6 Apr 2020

Our Investment in PsiQuantum: building the world’s first useful quantum computer

The last several decades of incredible technological progress we’ve witnessed have been made possible thanks to an exponential increase in computing power (the famous Moore’s Law). However, as Moore’s Law comes to an end, we fall short tackling today’s new technological frontiers — from synthetic biology to personalised healthcare or AI-driven drug discovery. Taking a classical computing approach would require exponentially higher (read: impossible) compute capability. Quantum computing breaks through these current limitations by taking a fundamentally different approach to solving the large-scale optimisation algorithms that lie at the heart of these problems.

Yet there has yet to be a consensus as to the optimal hardware type for a quantum computer. Each proposed architecture type has different scaling and quality challenges. But a team of the world’s leading quantum computing scientists from the University of Bristol and Imperial College London — Jeremy O’Brien, Terry Rudolph, Mark Thompson and Pete Shadbolt — believed they had the answer.

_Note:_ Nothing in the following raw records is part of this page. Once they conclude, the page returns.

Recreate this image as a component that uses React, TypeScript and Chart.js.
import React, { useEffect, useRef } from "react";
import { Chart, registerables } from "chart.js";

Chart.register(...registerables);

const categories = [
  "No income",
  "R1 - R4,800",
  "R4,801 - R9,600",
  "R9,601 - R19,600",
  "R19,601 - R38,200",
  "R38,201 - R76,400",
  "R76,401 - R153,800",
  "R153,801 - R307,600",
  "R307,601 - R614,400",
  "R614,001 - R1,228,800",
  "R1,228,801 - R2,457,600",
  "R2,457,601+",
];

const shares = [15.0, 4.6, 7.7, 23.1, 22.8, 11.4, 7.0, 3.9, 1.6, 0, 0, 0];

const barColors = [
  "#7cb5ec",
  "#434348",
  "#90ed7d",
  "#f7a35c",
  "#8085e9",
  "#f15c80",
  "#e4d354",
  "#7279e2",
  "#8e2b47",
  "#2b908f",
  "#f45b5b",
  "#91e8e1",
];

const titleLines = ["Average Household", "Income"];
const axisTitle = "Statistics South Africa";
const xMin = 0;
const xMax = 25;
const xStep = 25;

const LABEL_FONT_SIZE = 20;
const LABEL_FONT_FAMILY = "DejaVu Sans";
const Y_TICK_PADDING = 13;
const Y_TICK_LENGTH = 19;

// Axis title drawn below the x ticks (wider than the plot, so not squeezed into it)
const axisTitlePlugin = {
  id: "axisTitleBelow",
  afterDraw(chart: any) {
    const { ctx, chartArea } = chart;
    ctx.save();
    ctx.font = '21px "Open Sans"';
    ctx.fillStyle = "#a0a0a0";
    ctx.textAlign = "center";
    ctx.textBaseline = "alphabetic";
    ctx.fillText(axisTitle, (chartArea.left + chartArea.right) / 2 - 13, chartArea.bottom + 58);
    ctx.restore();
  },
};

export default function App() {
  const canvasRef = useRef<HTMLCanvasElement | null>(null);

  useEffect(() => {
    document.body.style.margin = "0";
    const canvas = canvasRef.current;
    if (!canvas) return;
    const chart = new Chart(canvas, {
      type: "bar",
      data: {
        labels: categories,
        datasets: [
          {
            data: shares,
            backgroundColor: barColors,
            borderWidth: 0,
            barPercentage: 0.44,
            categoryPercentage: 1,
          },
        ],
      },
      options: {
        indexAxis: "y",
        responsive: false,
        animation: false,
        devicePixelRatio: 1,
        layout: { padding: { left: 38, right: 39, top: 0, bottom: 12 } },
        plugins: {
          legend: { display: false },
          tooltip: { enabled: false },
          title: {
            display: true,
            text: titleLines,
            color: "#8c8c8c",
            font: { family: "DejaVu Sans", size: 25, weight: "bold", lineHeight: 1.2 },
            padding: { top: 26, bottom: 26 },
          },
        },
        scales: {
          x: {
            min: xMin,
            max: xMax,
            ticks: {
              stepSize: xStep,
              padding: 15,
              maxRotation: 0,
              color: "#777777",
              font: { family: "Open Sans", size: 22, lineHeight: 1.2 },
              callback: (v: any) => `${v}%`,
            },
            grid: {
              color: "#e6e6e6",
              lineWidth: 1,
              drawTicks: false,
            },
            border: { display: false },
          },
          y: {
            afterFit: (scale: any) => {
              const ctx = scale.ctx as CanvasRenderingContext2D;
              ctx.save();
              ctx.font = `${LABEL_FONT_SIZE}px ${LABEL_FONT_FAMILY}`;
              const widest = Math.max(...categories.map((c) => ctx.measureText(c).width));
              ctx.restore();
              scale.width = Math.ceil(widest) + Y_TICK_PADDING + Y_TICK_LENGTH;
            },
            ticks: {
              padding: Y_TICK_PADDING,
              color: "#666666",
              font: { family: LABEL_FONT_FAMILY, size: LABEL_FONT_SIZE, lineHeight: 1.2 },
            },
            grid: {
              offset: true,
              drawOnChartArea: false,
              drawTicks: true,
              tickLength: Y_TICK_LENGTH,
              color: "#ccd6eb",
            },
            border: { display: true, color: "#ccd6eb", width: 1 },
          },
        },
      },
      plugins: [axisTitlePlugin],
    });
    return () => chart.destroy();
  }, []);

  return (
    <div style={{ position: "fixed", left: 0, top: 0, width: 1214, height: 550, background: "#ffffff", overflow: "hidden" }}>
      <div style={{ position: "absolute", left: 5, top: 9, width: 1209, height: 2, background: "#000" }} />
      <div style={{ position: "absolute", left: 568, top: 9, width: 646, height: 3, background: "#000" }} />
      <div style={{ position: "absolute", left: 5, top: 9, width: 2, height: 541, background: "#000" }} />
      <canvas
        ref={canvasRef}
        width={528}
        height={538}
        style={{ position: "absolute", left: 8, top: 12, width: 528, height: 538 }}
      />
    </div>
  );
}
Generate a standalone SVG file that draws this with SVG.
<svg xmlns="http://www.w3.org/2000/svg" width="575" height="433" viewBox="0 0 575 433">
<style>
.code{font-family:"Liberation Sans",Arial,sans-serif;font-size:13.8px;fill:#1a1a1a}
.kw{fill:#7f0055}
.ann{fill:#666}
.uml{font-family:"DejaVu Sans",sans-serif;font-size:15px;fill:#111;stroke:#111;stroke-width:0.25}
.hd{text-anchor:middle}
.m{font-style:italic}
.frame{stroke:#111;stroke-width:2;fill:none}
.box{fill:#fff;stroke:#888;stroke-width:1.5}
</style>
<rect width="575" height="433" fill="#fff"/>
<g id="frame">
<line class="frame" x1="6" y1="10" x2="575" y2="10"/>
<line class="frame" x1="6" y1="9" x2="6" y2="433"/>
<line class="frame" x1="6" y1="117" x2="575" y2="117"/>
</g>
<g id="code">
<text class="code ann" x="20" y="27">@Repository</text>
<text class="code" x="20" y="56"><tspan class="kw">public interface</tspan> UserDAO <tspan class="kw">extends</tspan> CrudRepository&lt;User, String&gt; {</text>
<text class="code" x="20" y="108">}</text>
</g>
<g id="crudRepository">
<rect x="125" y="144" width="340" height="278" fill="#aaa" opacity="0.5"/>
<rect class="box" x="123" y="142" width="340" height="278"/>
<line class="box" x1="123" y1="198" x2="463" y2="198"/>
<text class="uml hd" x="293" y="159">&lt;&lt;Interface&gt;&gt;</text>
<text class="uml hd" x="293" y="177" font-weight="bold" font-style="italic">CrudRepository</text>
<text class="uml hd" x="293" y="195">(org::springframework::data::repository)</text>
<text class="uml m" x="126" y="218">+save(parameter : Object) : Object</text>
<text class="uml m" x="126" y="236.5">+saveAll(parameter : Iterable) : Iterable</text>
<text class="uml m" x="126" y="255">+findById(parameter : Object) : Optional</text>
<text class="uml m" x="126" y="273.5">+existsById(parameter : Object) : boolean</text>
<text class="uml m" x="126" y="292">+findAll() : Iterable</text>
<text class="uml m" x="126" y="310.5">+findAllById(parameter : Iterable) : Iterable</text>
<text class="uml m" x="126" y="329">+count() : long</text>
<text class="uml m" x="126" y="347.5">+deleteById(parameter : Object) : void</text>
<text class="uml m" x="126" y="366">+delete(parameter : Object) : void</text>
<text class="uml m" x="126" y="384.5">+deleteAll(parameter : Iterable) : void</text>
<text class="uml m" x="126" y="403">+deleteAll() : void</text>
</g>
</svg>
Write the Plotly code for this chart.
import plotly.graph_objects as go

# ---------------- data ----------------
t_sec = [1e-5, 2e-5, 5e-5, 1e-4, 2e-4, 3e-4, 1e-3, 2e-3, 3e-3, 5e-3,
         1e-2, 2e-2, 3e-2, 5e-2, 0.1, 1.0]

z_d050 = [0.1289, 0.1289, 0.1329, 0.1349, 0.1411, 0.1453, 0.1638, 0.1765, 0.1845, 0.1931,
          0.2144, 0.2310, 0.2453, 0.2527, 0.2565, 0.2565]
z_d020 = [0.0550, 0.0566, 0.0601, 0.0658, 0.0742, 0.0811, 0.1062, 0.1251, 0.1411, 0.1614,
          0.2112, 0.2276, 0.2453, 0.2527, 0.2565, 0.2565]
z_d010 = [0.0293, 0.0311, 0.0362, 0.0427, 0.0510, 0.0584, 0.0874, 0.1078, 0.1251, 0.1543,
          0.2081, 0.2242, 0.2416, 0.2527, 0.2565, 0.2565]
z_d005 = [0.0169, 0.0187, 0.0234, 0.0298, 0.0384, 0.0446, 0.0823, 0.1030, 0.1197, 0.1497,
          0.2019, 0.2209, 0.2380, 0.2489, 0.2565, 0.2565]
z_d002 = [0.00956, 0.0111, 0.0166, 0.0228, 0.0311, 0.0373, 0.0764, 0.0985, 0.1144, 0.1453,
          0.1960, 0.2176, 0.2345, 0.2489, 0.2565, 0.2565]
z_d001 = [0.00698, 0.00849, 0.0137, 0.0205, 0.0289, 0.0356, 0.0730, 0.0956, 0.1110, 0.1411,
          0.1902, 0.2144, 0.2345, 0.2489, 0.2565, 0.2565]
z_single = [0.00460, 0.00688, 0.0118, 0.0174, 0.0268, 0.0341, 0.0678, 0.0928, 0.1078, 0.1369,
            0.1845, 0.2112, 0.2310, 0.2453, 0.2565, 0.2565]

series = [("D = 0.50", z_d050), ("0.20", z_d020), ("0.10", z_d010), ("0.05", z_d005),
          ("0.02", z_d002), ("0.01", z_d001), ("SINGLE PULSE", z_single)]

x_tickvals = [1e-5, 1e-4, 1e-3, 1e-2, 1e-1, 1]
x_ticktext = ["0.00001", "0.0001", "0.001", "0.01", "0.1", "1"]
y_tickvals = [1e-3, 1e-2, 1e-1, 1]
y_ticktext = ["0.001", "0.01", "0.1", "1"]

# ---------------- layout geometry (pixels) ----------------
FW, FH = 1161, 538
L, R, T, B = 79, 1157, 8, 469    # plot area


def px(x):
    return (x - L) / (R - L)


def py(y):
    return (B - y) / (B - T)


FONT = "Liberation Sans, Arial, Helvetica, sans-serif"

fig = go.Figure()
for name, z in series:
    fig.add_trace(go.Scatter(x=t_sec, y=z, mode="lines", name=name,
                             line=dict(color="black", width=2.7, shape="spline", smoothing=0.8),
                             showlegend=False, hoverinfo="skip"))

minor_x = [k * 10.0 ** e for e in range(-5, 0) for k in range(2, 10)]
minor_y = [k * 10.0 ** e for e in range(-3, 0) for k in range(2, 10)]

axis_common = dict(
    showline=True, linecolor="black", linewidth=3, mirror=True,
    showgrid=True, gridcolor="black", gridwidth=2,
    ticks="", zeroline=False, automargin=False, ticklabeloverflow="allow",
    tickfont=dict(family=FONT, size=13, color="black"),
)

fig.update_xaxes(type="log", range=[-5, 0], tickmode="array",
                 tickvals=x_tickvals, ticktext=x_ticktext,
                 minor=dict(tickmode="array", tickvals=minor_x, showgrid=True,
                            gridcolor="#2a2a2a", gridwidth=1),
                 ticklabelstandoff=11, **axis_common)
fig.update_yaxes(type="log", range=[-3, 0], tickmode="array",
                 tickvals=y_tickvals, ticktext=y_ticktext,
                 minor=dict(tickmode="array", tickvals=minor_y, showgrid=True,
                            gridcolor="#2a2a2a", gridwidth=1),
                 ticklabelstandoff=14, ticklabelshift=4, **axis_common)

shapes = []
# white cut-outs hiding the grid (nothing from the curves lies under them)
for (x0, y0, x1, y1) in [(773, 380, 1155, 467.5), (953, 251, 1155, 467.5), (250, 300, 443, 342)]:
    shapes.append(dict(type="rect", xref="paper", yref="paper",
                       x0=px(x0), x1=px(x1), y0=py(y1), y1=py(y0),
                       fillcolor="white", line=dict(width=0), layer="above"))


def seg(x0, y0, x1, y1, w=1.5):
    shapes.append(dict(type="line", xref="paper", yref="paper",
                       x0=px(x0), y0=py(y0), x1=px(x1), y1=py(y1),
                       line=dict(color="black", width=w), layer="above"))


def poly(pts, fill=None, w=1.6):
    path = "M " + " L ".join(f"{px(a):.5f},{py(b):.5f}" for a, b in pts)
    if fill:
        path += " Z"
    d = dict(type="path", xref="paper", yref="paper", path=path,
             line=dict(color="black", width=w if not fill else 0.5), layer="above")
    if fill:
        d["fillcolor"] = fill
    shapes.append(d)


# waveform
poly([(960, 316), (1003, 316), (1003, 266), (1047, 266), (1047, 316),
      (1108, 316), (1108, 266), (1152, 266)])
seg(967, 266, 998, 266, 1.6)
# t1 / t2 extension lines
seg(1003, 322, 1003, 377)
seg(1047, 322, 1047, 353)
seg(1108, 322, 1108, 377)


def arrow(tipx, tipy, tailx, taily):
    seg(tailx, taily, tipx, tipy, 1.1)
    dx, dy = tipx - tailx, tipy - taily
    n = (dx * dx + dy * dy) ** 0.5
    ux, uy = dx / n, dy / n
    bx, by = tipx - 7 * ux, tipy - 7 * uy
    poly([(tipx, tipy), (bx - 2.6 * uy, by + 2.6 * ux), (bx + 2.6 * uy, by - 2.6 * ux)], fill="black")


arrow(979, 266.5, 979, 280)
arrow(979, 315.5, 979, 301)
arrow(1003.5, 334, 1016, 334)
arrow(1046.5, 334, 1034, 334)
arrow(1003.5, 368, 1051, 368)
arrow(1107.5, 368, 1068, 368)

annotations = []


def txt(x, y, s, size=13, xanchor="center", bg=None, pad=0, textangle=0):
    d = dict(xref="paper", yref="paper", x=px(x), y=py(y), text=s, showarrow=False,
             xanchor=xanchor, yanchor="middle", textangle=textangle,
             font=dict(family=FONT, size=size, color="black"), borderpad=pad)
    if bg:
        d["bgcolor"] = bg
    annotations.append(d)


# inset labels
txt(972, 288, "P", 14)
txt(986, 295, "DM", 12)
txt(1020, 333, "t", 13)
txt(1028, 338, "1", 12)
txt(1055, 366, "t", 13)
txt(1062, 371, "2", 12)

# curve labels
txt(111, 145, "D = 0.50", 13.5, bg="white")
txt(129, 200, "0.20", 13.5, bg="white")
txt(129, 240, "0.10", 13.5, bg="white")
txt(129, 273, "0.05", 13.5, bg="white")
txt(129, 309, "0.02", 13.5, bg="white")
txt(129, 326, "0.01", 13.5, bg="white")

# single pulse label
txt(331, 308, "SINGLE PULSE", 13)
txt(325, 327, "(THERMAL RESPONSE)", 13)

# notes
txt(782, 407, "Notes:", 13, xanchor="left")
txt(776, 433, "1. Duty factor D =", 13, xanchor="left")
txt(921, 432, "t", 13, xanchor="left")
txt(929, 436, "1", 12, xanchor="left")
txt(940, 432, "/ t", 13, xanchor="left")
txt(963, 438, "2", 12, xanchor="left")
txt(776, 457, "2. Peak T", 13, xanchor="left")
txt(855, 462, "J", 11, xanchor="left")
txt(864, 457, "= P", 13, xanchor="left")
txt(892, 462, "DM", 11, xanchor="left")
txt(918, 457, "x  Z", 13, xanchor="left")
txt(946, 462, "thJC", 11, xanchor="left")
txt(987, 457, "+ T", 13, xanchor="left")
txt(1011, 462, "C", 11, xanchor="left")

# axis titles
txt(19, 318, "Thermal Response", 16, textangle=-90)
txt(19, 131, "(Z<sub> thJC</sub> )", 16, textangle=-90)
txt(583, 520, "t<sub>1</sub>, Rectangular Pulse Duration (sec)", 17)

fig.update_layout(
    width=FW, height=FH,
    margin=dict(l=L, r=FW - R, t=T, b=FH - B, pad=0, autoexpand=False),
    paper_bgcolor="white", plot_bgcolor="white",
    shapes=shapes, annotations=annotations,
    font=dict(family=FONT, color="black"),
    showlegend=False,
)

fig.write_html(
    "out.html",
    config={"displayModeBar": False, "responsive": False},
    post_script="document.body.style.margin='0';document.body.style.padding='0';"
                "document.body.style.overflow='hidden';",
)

That’s why Jeremy, Terry, Mark and Pete founded PsiQuantum in 2017 to build the world’s first useful quantum computer using a photonic, or light-based, approach. The company believes that its approach is the only one that will allow the creation of a 1M (physical) qubit quantum computer — the scale where we can tackle practical applications.

Atomico is proud to announce its partnership with PsiQuantum by leading the firm’s latest funding round. Atomico Partner Siraj Khaliq has also joined the PsiQuantum board. At Atomico, we partner with ambitious founders delivering transformational change across every aspect of our society and economy and we believe that quantum computing will be world-changing, enabling technological progress that will address humanity’s most pressing challenges. We also believe that PsiQuantum’s strong team and incredible scientific breakthroughs make them positioned to be that company.

PsiQuantum’s photonics-based, Fault Tolerance approach has many advantages to other approaches. Photons are intrinsically low-noise, do not interact with each other, and do not feel heat. This allows operation at a higher temperature. That also means control electronics can go right on the chip — a requirement for large, error-corrected systems. Qubits can be sent between chips using conventional optical fiber; this is important because no one can build an entire quantum computer on a single chip — so qubits need to be able to travel between chips. Finally — photonics-based quantum has a path to manufacturability — in existing chip fab processes.

We are excited by the exponential impact of a useful quantum computer with 1M qubits on the world we live in, and we’re excited to join the PsiQuantum team on their journey.